Ivanova embarked on the project in order to update a previous CCPA study done by UBC economist Robert Allen in 1998, which came to a similar conclusion.

She was interested to see if Allen's findings still held at a time that tuition rates increased substantially and British Columbians were paying less in taxes: "Some people have speculated that we have so many graduates now [and] that university education isn't what it used to be. Maybe it no longer has a payoff for students," she says.

"But by and large we continue to find that almost every field of study including things that you would think have no practical value, like humanities, pay for themselves."
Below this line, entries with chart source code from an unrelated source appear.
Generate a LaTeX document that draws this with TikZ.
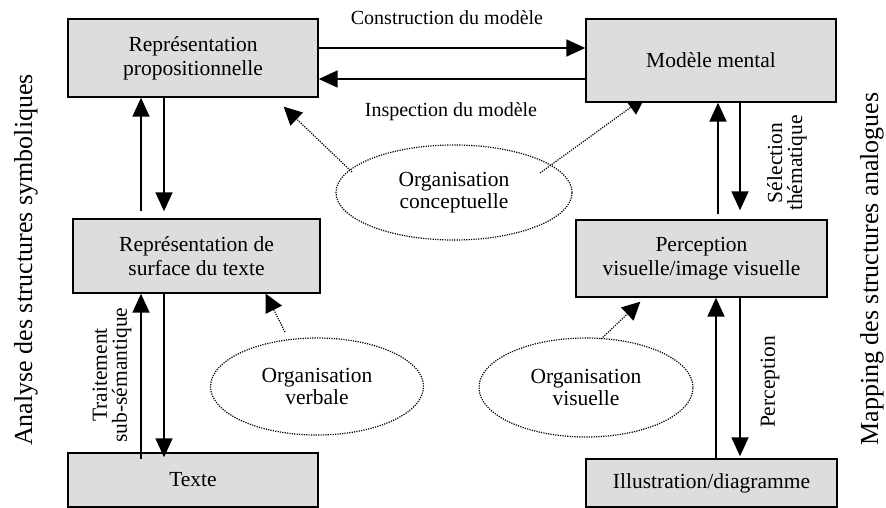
\documentclass[tikz,border=0pt]{standalone}
\usepackage{fontspec}
\setmainfont{Liberation Serif}
\usetikzlibrary{arrows.meta,shapes.geometric,backgrounds}
\definecolor{boxgray}{RGB}{221,221,221}
\begin{document}
\begin{tikzpicture}[x=1pt,y=-1pt,
  box/.style={draw=black,line width=1.4pt,fill=boxgray,rectangle,inner sep=0pt,align=center,
    font=\fontsize{21.5}{24}\selectfont},
  oval/.style={draw=black,ellipse,line width=1.2pt,dash pattern=on 1.2pt off 1.2pt,inner sep=0pt,align=center,
    font=\fontsize{21.5}{22}\selectfont},
  arr/.style={line width=1.8pt,-{Triangle[length=19pt,width=17pt]}},
  dotarr/.style={line width=1.2pt,dash pattern=on 1.2pt off 1.2pt,-{Triangle[length=18pt,width=18pt]}},
  lbl/.style={font=\fontsize{20}{22}\selectfont,inner sep=0pt},
  vlbl/.style={font=\fontsize{21.5}{20}\selectfont,inner sep=0pt,rotate=90,align=center},
  side/.style={font=\fontsize{26}{28}\selectfont,inner sep=0pt,rotate=90}]
\useasboundingbox (0,0) rectangle (886,508);

\node[box,minimum width=250pt,minimum height=78pt] (RP) at (193,58) {Représentation\\propositionnelle};
\node[box,minimum width=250pt,minimum height=83pt] (MM) at (711,60.5) {Modèle mental};
\node[box,minimum width=247pt,minimum height=74pt] (RST) at (196.5,256) {Représentation de\\surface du texte};
\node[box,minimum width=250pt,minimum height=54pt] (TX) at (193,480) {Texte};
\node[box,minimum width=251pt,minimum height=77pt] (PV) at (701.5,258.5) {Perception\\visuelle/image visuelle};
\node[box,minimum width=251pt,minimum height=48pt] (IL) at (711.5,483) {Illustration/diagramme};

\node[oval,minimum width=236pt,minimum height=95pt] (OC) at (454,192.5) {Organisation\\conceptuelle};
\node[oval,minimum width=213pt,minimum height=97pt] (OV) at (317,386.5) {Organisation\\verbale};
\node[oval,minimum width=214pt,minimum height=99pt] (OVI) at (586,387.5) {Organisation\\visuelle};

\begin{scope}[on background layer]
\draw[dotarr] ([xshift=-102pt,yshift=20.5pt]OC.center) -- ([xshift=-35pt,yshift=-9pt]RP.south east);
\draw[dotarr] ([xshift=86pt,yshift=19.5pt]OC.center) -- ([xshift=60pt,yshift=6pt]MM.south west);
\draw[dotarr] ([xshift=-32pt,yshift=54.5pt]OV.center) -- ([xshift=-55pt]RST.south east);
\draw[dotarr] ([xshift=15pt,yshift=48.5pt]OVI.center) -- ([xshift=65pt,yshift=-4pt]PV.south west);
\end{scope}

% horizontal
\draw[arr] ([yshift=10pt]RP.east) -- ([yshift=12.5pt]MM.west);
\draw[arr] ([yshift=-18.5pt]MM.west) -- ([yshift=-21pt]RP.east);
% left column
\draw[arr] ([xshift=-55.5pt,yshift=7pt]RST.north) -- ([xshift=-52pt]RP.south);
\draw[arr] ([xshift=-29pt]RP.south) -- ([xshift=-32.5pt,yshift=7pt]RST.north);
\draw[arr] ([xshift=-52pt,yshift=-7pt]TX.north) -- ([xshift=-55.5pt]RST.south);
\draw[arr] ([xshift=-32.5pt]RST.south) -- ([xshift=-29pt,yshift=-5pt]TX.north);
% right column
\draw[arr] ([xshift=16.5pt,yshift=5pt]PV.north) -- ([xshift=7pt]MM.south);
\draw[arr] ([xshift=29pt]MM.south) -- ([xshift=38.5pt,yshift=9pt]PV.north);
\draw[arr] ([xshift=4.5pt]IL.north) -- ([xshift=14.5pt]PV.south);
\draw[arr] ([xshift=38.5pt]PV.south) -- ([xshift=28.5pt,yshift=2pt]IL.north);

% labels
\node[lbl,anchor=base] (lc) at (447,25) {Construction du modèle};
\node[lbl,anchor=base] (li) at (451,117) {Inspection du modèle};
\node[vlbl] (ls) at (787,163) {Sélection\\thématique};
\node[vlbl] (lp) at (770,382) {Perception};
\node[vlbl] (lt) at (112,375) {Traitement\\sub-sémantique};
\node[side] (sa) at (26,260) {Analyse des structures symboliques};
\node[side] (sm) at (872,269) {Mapping des structures analogues};
\end{tikzpicture}
\end{document}
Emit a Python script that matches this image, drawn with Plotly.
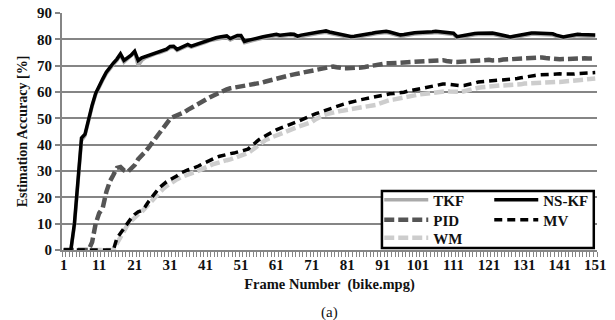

There was only one discipline that didn't cover its own cost – visual arts and that's because artists tend to earn considerably less than their peers in other professions.

Ivanova went on to argue that because many prospective students experience "sticker shock" when confronted with the high cost of a university degree, they may decide to pass on higher education and that governments are therefore missing out on the potential tax revenue.

"So why are we putting barriers to education for so many people by having high tuition fees instead of making sure that everyone who wants to can get an education and contribute to society?" she says.

Zach Crispin, the chairperson for the B.C. wing of the Canadian Federation of Students (CFS) argues that decision-makers should take heed of this study.

"I would definitely hope that [governments] would take a look at the data that's been presented here by the CCPA and at least choose to freeze and work towards reducing tuition fees in the short term and really think fully about getting rid of financial barriers to post-secondary education," he says.

He also points out that the study demonstrates that the net gains to the public treasury from higher education have actually been decreasing.

"The fact is that when we used to have a more progressive tax system, those numbers were higher," he says. "As we move to reduce tuition fees and increase the tax base through a progressive tax system, students are going to be paying for their education more times over and we can actually increase the quality of it at the same time."

Ivanova emphasizes that regardless of how high tuition fees are, students end up paying for their degrees one way or another – it's just a matter of when.

"It's economically feasible and fairer to ask graduates to pay for their degrees through taxes after graduation, rather than asking them to pay through high tuition fees up front."